((

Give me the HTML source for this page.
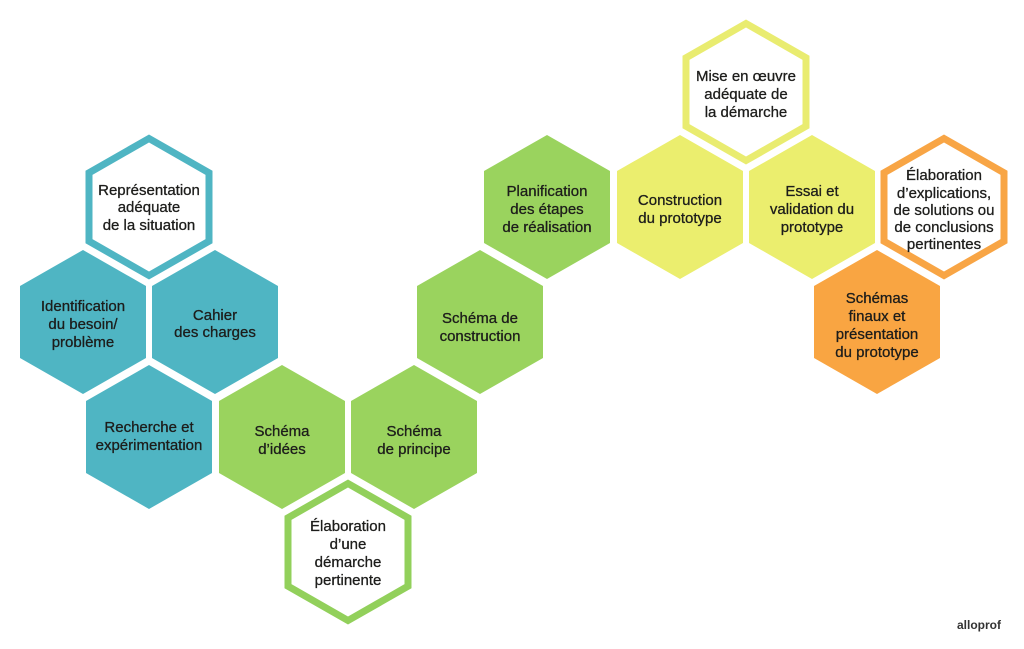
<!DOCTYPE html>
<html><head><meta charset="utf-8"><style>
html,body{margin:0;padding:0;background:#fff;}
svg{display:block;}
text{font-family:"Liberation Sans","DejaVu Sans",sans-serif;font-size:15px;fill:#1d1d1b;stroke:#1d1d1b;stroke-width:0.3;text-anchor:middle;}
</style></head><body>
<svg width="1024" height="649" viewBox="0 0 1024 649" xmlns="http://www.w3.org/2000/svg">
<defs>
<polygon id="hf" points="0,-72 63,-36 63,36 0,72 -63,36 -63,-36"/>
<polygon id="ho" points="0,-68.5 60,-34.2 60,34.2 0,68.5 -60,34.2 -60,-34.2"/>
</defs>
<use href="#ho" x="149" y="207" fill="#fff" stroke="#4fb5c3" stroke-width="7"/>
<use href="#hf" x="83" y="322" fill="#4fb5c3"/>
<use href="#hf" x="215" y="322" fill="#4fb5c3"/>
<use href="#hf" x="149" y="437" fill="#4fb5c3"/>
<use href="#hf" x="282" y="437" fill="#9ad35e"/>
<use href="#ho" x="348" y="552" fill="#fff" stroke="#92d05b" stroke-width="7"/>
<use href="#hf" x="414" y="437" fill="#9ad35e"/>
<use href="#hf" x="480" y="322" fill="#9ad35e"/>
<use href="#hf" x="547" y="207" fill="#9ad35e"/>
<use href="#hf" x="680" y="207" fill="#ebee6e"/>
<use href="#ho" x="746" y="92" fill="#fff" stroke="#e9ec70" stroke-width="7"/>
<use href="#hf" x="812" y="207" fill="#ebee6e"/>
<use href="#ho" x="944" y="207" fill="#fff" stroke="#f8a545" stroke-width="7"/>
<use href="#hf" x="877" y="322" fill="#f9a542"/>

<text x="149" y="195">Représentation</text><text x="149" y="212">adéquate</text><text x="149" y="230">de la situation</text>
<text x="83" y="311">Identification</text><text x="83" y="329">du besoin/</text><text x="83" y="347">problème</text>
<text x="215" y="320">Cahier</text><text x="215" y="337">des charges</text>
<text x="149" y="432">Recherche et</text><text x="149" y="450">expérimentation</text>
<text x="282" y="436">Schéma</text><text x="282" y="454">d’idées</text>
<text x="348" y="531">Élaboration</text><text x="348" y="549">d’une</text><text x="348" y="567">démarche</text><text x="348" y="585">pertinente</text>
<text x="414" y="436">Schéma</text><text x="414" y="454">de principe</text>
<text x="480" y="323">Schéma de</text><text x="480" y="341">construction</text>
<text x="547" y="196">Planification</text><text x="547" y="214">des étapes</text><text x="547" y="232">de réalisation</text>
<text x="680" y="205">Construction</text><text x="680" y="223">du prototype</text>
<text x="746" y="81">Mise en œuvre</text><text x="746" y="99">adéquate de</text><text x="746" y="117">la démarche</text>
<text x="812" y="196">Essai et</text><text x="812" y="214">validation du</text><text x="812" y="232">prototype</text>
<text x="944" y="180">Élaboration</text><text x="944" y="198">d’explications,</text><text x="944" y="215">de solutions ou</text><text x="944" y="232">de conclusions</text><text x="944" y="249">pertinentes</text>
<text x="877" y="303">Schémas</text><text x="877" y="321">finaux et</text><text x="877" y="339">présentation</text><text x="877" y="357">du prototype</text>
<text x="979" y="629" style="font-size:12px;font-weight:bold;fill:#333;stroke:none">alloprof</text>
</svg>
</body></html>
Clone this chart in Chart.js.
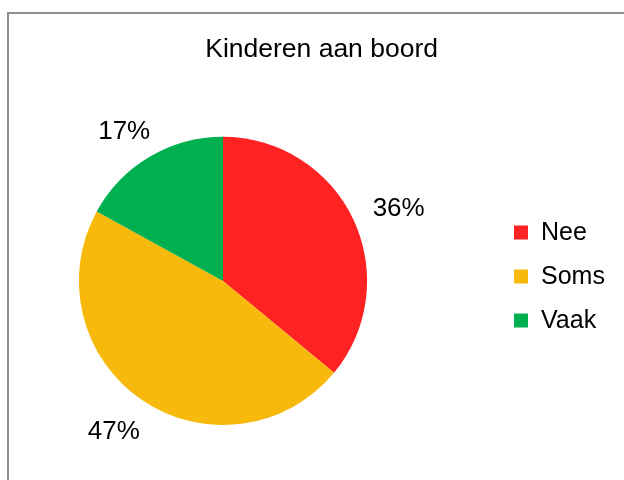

))
((

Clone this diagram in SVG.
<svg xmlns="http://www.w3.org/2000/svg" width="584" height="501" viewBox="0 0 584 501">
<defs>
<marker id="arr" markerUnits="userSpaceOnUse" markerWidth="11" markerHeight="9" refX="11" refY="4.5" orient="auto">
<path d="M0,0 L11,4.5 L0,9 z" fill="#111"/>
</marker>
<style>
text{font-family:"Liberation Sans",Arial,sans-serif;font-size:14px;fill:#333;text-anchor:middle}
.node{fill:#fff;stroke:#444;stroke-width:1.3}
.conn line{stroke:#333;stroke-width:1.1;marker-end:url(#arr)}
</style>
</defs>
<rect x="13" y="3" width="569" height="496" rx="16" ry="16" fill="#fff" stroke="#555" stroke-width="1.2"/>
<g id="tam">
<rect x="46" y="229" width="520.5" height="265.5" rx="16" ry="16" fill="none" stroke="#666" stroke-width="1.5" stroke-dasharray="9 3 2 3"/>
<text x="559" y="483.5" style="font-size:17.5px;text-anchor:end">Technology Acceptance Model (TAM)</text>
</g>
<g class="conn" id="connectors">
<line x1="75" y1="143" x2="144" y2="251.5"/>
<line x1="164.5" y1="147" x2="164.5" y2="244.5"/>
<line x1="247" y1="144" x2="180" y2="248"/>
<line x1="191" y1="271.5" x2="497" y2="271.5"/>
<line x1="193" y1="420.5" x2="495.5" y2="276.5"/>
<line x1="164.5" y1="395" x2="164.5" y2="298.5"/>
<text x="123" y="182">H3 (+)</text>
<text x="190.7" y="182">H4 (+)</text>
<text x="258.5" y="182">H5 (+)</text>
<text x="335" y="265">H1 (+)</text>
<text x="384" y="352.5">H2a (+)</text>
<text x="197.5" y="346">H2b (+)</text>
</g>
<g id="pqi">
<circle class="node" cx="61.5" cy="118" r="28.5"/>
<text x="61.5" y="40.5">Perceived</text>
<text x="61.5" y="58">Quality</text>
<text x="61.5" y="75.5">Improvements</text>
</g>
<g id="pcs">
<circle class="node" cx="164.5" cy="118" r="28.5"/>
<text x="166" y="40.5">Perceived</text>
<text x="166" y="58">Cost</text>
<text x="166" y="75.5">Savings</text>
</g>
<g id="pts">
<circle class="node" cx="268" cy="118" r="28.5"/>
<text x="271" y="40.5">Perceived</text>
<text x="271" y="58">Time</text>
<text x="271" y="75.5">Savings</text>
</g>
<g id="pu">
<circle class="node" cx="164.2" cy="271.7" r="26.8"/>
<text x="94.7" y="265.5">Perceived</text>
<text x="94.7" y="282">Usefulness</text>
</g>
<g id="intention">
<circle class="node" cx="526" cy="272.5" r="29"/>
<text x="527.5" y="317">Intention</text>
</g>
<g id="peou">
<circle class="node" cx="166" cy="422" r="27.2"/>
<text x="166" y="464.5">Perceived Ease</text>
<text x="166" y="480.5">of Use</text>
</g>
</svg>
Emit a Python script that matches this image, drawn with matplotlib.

))

## Set problem
Identify each line in the entries with the word "Clone" and copy it.

## The completed task
Clone this chart in Chart.js.
Clone this diagram in SVG.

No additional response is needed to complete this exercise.